Where You Get Your History

From Lies My Teacher Told Me by James W. Loewen (revised edition, page 45):
Standard history textbooks and courses discriminate against students who have been educated by rap songs or by Van Sertima.
Um... Yeah. Let me see if I've worked up any indignation over that. Nope. Doesn't look like it.

Loewen is upset that not enough emphasis is put on Phoenician maritime accomplishments, which predated those of early Portuguese and Spanish navigators by some 2000 years. However, the reason he's upset about this is that he feels it minimizes the accomplishments of black people (he likes calling he Phoenicians "Afro-Phoenicians.) It's true that the Phoenicians settled North Africa (their city of Carthage famously squared off against the Roman Republic) but they originated in the Middle East. Indeed, they were a Semitic people and are among those referred to in the Bible as Canaanites. Like the Egyptians (another group whose accomplishments are often mined by "Afrocentric" accounts) they would not have looked much like the modern African-American students that those like Loewen are eager to inspire with their accomplishments. This is nothing against either the Phoenicians or modern African-Americans. But if one is for some odd reason convinced that in order to be interested in history one must hear about the exploits of people who look like you, then the Phoenicians are not much help to "Black History".
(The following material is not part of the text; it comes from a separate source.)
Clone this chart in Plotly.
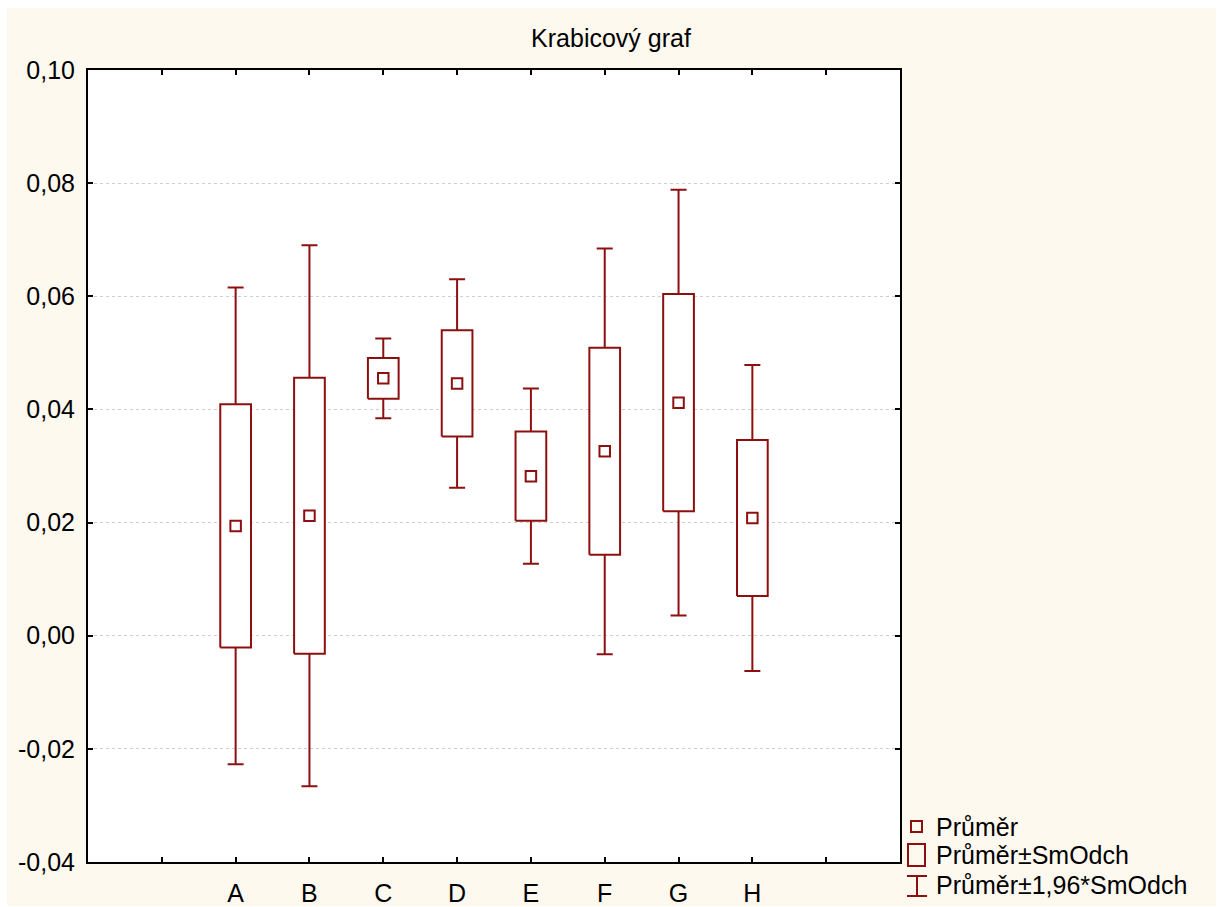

And either way the Jungle Brothers (whose song "Acknowledge Your Own History" Loewen diligently footnotes) are simply not among the scholarly sources we need to take seriously in the school room.
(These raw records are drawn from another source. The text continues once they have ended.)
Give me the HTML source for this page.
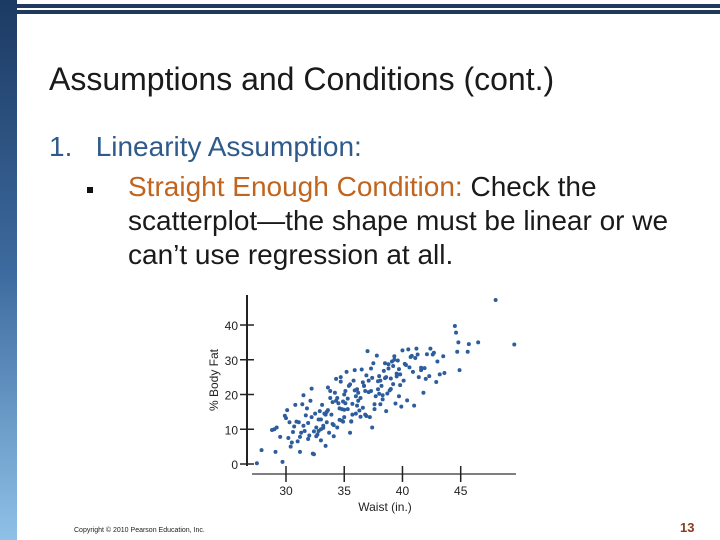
<!DOCTYPE html>
<html><head><meta charset="utf-8">
<style>
body{margin:0;width:720px;height:540px;position:relative;background:#fff;font-family:"Liberation Sans",sans-serif;overflow:hidden}
.abs{position:absolute}
</style></head><body>
<div class="abs" style="left:0;top:0;width:17px;height:540px;background:linear-gradient(#1c3a63,#3d6a9e 50%,#8fc1e8)"></div>
<div class="abs" style="left:17px;top:4px;width:703px;height:4px;background:#1e3a5f"></div>
<div class="abs" style="left:17px;top:10px;width:703px;height:4px;background:#1e3a5f"></div>
<div class="abs" style="left:49px;top:61px;font-size:32px;color:#1a1a1a;white-space:nowrap">Assumptions and Conditions (cont.)</div>
<div class="abs" style="left:49px;top:131px;font-size:28px;color:#2e5a8c;white-space:nowrap">1.&nbsp;&nbsp; Linearity Assumption:</div>
<div class="abs" style="left:87px;top:187px;width:6px;height:6px;background:#111"></div>
<div class="abs" style="left:128px;top:170px;font-size:28px;line-height:34px;color:#1a1a1a;width:560px"><span style="color:#c0641e">Straight Enough Condition:</span> Check the<br>scatterplot—the shape must be linear or we<br>can’t use regression at all.</div>
<svg class="abs" style="left:0;top:0" width="720" height="540">
<g id="g"></g>
<text x="218" y="380" transform="rotate(-90 218 380)" text-anchor="middle" font-size="12" fill="#222">% Body Fat</text>
<text x="385" y="511" text-anchor="middle" font-size="12" fill="#222">Waist (in.)</text>
</svg>
<div class="abs" style="left:74px;top:527px;font-size:7px;color:#222">Copyright © 2010 Pearson Education, Inc.</div>
<div class="abs" style="left:680px;top:520px;font-size:13px;font-weight:bold;color:#8b3a1a">13</div>
<script>
const xTicks=[30,35,40,45];
const yTicks=[0,10,20,30,40];
const waist=[27.5,27.9,29.1,29.0,28.8,29.5,29.2,29.7,30.2,30.0,30.4,30.1,30.3,30.6,30.8,30.5,31.1,31.0,31.3,31.2,31.4,31.5,31.7,31.8,31.9,32.0,32.2,32.3,32.1,32.4,32.6,32.5,32.8,32.9,32.7,33.0,33.1,33.2,33.3,33.0,33.4,33.5,33.6,33.7,33.8,33.9,34.0,34.1,34.2,34.3,34.4,34.1,34.5,34.6,34.7,34.8,34.9,35.0,35.1,35.2,35.3,35.0,35.4,35.5,35.6,35.7,35.8,35.9,36.0,36.1,36.2,36.3,36.4,36.5,36.6,36.7,36.8,36.9,37.0,37.1,37.2,37.3,37.4,37.5,37.6,37.7,37.8,37.9,38.0,38.1,38.2,38.3,38.4,38.5,38.6,38.7,38.8,38.9,39.0,39.1,39.2,39.3,39.4,39.5,39.6,39.7,39.8,39.9,40.0,40.2,40.4,40.6,40.8,41.0,41.2,41.4,41.6,41.8,42.0,42.3,42.6,42.9,43.2,43.5,44.5,44.7,44.8,44.9,45.7,45.6,46.5,48.0,49.6,
31.5,32.2,33.6,34.4,35.1,35.5,36.0,36.6,37.3,38.1,38.8,39.3,40.3,41.1,33.0,34.8,36.2,37.6,35.7,34.0,32.8,31.9,30.9,38.5,39.8,36.9,35.3,33.8,37.9,41.3,42.7,40.9,39.0,34.6,36.4,33.4,32.4,31.2,35.9,37.1,38.3,39.5,40.5,41.6,43.0,44.6,34.9,36.7,35.0,33.5,38.6,40.1,41.9,42.4,43.6,37.4,39.7,36.1,34.3,35.6,32.6,30.7,29.9,31.6,33.2,34.7,36.8,38.0,39.2,40.7,42.1];
const bodyFat=[0.2,4,3.5,10,9.8,7.8,10.5,0.6,7.5,13.2,5,15.5,12,9.2,17,6.2,12,6.5,9,3.5,17.2,11,14,16,7.2,8.2,13.5,3,18.2,2.8,10.5,14.5,12.8,15.2,8.5,10,17,11,14.5,6.8,5.2,15,22,9,21,14.2,17.8,8,20.5,24.5,10.5,11.2,17.5,16,25,12.5,18,13.5,21,26.5,15.8,20,22.5,9,12.2,17.3,24,27,14.5,21.5,18.2,15.4,19,27.2,16.2,22.5,21,25.5,32.5,20.7,13.5,27.5,10.5,29,15.8,19.5,31.2,21.5,25.3,17.2,22.5,19.8,26.8,24.7,15.2,20.3,28.7,21.2,24.6,29.5,23,31,17.4,26,29.8,27.3,25.8,16.5,32.7,28.8,18.3,27.8,31.1,16.8,33.2,25,27.7,20.5,24.5,25.3,31.5,23.6,25.8,31,39.7,32.3,35,27,34.5,32.3,35,47.2,34.4,
19.8,21.7,15.5,19,17.5,22.9,19.5,23.5,21,24,27.5,30,28.5,30.5,12.8,15.8,20.5,17.2,14.2,11.5,9.5,11.8,12.2,29,22.7,13.8,18.8,19,23.8,31.5,32,26.5,21.6,12.7,13.6,14.2,9.4,7.8,21.2,24,18.6,25.2,33,27,29.5,37.8,12.2,22.5,15.6,12,25,24,27.6,33.2,26.2,24.8,19.5,16.8,18.2,12.3,8,10.8,13.9,9.5,10.4,23.7,14.2,20.2,28.2,30.8,31.6];
const X=v=>286+(v-30)*(460.7-286)/15, Y=v=>464-v*(464-325)/40;
const g=document.getElementById('g'),NS='http://www.w3.org/2000/svg';
function mk(t,a){const e=document.createElementNS(NS,t);for(const k in a)e.setAttribute(k,a[k]);g.appendChild(e);return e;}
let e=mk('line',{x1:247,y1:295,x2:247,y2:466,stroke:'#222','stroke-width':2});


e=mk('line',{x1:252,y1:474,x2:516,y2:474,stroke:'#555','stroke-width':1.5});


yTicks.forEach(t=>{
 e=mk('line',{x1:240,y1:Y(t),x2:254,y2:Y(t),stroke:'#222','stroke-width':1.5});
 
 
 e=mk('text',{x:238,y:Y(t)+5,'text-anchor':'end','font-size':12,fill:'#222'});e.textContent=t;
 
 
});
xTicks.forEach(t=>{
 e=mk('line',{x1:X(t),y1:466,x2:X(t),y2:482,stroke:'#222','stroke-width':1.5});
 
 
 e=mk('text',{x:X(t),y:495,'text-anchor':'middle','font-size':12,fill:'#222'});e.textContent=t;
 
 
});
waist.forEach((w,i)=>{
 e=mk('circle',{cx:X(w),cy:Y(bodyFat[i]),r:2,fill:'#2d5d9c'});
 
 
});
</script>
</body></html>
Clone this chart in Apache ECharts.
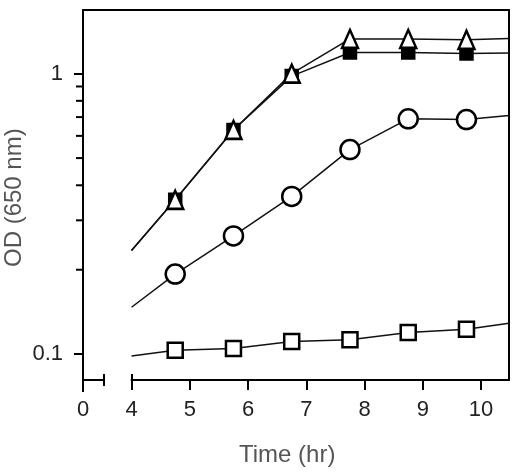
<!DOCTYPE html>
<html>
<head>
<meta charset="utf-8">
<script src="https://cdn.jsdelivr.net/npm/echarts@6/dist/echarts.min.js"></script>
<style>
  html, body { margin: 0; padding: 0; background: #fff; }
  #chart { width: 525px; height: 473px; }
</style>
</head>
<body>
<div id="chart"></div>
<script>
// sampling times (hr)
const times = [4.75, 5.75, 6.75, 7.75, 8.75, 9.75];
const xStart = 4;
const xEnd = 10.48;

// OD values; start/end are where the lines meet the frame
const triangleOD = [0.355, 0.63, 1.0, 1.33, 1.33, 1.32];
const triangleEnds = [0.234, 1.335];
const filledSquareOD = [0.355, 0.63, 0.98, 1.19, 1.19, 1.18];
const filledSquareEnds = [0.234, 1.185];
const circleOD = [0.193, 0.264, 0.365, 0.536, 0.69, 0.686];
const circleEnds = [0.147, 0.709];
const openSquareOD = [0.1033, 0.1048, 0.111, 0.1125, 0.1195, 0.1228];
const openSquareEnds = [0.0986, 0.129];

const xTicks = [4, 5, 6, 7, 8, 9, 10];
const yLabels = [0.1, 1];
const yMinorTicks = [0.2, 0.3, 0.4, 0.5, 0.6, 0.7, 0.8, 0.9];

const chart = echarts.init(document.getElementById("chart"));

const lbl = { fontFamily: "Liberation Sans", fontSize: 22, color: "#222" };
const axLine = { show: true, lineStyle: { color: "#000", width: 2 } };
const tickLine = { width: 2, color: "#000" };
const xMin = 3.167;

function buildData(vals, ends) {
  const d = [{ value: [xStart, ends[0]], symbol: "none" }];
  times.forEach((t, i) => d.push([t, vals[i]]));
  d.push({ value: [xEnd, ends[1]], symbol: "none" });
  return d;
}

function lineSeries(vals, ends, symbol, size, fill) {
  return {
    type: "line",
    xAxisIndex: 0,
    yAxisIndex: 0,
    data: buildData(vals, ends),
    symbol: symbol,
    symbolSize: size,
    showAllSymbol: true,
    lineStyle: { color: "#111", width: 1.5 },
    itemStyle: { color: fill, borderColor: "#000", borderWidth: 2.5 },
    emphasis: { disabled: true },
    clip: false,
  };
}

const yMin = 0.0809;
const yMax = 1.686;

const option = {
  animation: false,
  grid: [
    { left: 83, right: 16, top: 10, bottom: 93 }, // main plot
    { left: 131.5, right: 16, top: 10, bottom: 93 }, // 4..10 part of x axis
    { left: 83, right: 421.5, top: 10, bottom: 93 }, // 0 stub before the break
  ],
  xAxis: [
    { gridIndex: 0, type: "value", min: xMin, max: xEnd, position: "top",
      axisLine: axLine, axisTick: { show: false }, axisLabel: { show: false }, splitLine: { show: false } },
    { gridIndex: 1, type: "value", min: 4, max: xEnd, position: "bottom",
      axisLine: axLine,
      axisTick: { show: true, length: 10, customValues: xTicks, lineStyle: tickLine },
      axisLabel: Object.assign({ customValues: xTicks, margin: 19 }, lbl),
      splitLine: { show: false } },
    { gridIndex: 1, type: "value", min: 4, max: xEnd, position: "bottom",
      axisLine: { show: false },
      axisTick: { show: true, inside: true, length: 6, customValues: [4], lineStyle: tickLine },
      axisLabel: { show: false }, splitLine: { show: false } },
    { gridIndex: 2, type: "value", min: 0, max: 1, position: "bottom",
      axisLine: axLine,
      axisTick: { show: true, length: 12, customValues: [0], lineStyle: tickLine },
      axisLabel: Object.assign({ customValues: [0], margin: 19 }, lbl),
      splitLine: { show: false } },
    { gridIndex: 2, type: "value", min: 0, max: 1, position: "bottom",
      axisLine: { show: false },
      axisTick: { show: true, length: 6, customValues: [1], lineStyle: tickLine },
      axisLabel: { show: false }, splitLine: { show: false } },
    { gridIndex: 2, type: "value", min: 0, max: 1, position: "bottom",
      axisLine: { show: false },
      axisTick: { show: true, inside: true, length: 6, customValues: [1], lineStyle: tickLine },
      axisLabel: { show: false }, splitLine: { show: false } },
  ],
  yAxis: [
    { gridIndex: 0, type: "log", logBase: 10, min: yMin, max: yMax, position: "left",
      axisLine: axLine,
      axisTick: { show: true, length: 9, customValues: yLabels, lineStyle: tickLine },
      axisLabel: Object.assign({ customValues: yLabels, margin: 20,
        formatter: (v) => (Math.abs(v - 1) < 1e-6 ? "1" : "0.1") }, lbl),
      splitLine: { show: false } },
    { gridIndex: 0, type: "log", logBase: 10, min: yMin, max: yMax, position: "right",
      axisLine: axLine, axisTick: { show: false }, axisLabel: { show: false }, splitLine: { show: false } },
    { gridIndex: 1, type: "value", show: false },
    { gridIndex: 2, type: "value", show: false },
  ],
  graphic: [
    { type: "text", left: 239, top: 443,
      style: { text: "Time (hr)", fontFamily: "Liberation Sans", fontSize: 24, fill: "#555" } },
    { type: "text", x: 2, y: 267, rotation: Math.PI / 2,
      style: { text: "OD (650 nm)", fontFamily: "Liberation Sans", fontSize: 24, fill: "#555" } },
  ],
  series: [
    // minor log ticks on the left axis, placed through the axis scales
    {
      type: "custom",
      xAxisIndex: 0,
      yAxisIndex: 0,
      data: yMinorTicks.map((v) => [xMin, v]),
      clip: false,
      silent: true,
      z: 10,
      renderItem: (params, api) => {
        const p = api.coord([api.value(0), api.value(1)]);
        return {
          type: "line",
          shape: { x1: p[0] - 7, y1: p[1], x2: p[0], y2: p[1] },
          style: { stroke: "#000", lineWidth: 2 },
        };
      },
    },
    lineSeries(openSquareOD, openSquareEnds, "rect", 15, "#fff"),
    lineSeries(circleOD, circleEnds, "circle", 19, "#fff"),
    lineSeries(filledSquareOD, filledSquareEnds, "rect", 12, "#000"),
    lineSeries(triangleOD, triangleEnds, "triangle", [16, 18], "#fff"),
  ],
};

chart.setOption(option);
</script>
</body>
</html>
UPDATE: More generally on Lies My Teacher Told Me, it's certainly a book which is opinionated enough to be a page turner, and Loewen does successfully criticize some tired old mythologies about US history, which I can believe do occasionally show up in text books. However, there's something one can criticize in analysis, error or omission on nearly every single page -- something which is particularly hard to overlook given that he's put himself in charge of criticizing other people's analysis, errors and omissions in detail and with vigor. And particularly trying is that after criticizing mainstream textbooks (which it is certainly not controversial to assert are often dull and based on very old research mixed with unsubstantiated tropes) Loewen often trots out his own tropes (footnoting some secondary or more often tertiary source) which are just as trite and inaccurate, and only have the virtue of aligning more with his ideological stance. He does make some useful complaints (some of which, like the minimization of the Spanish element in American history, would even be of particular interest to Catholic educators) but it's mixed in with a lot of very frustrating stuff.

I'll probably be posting more on it later.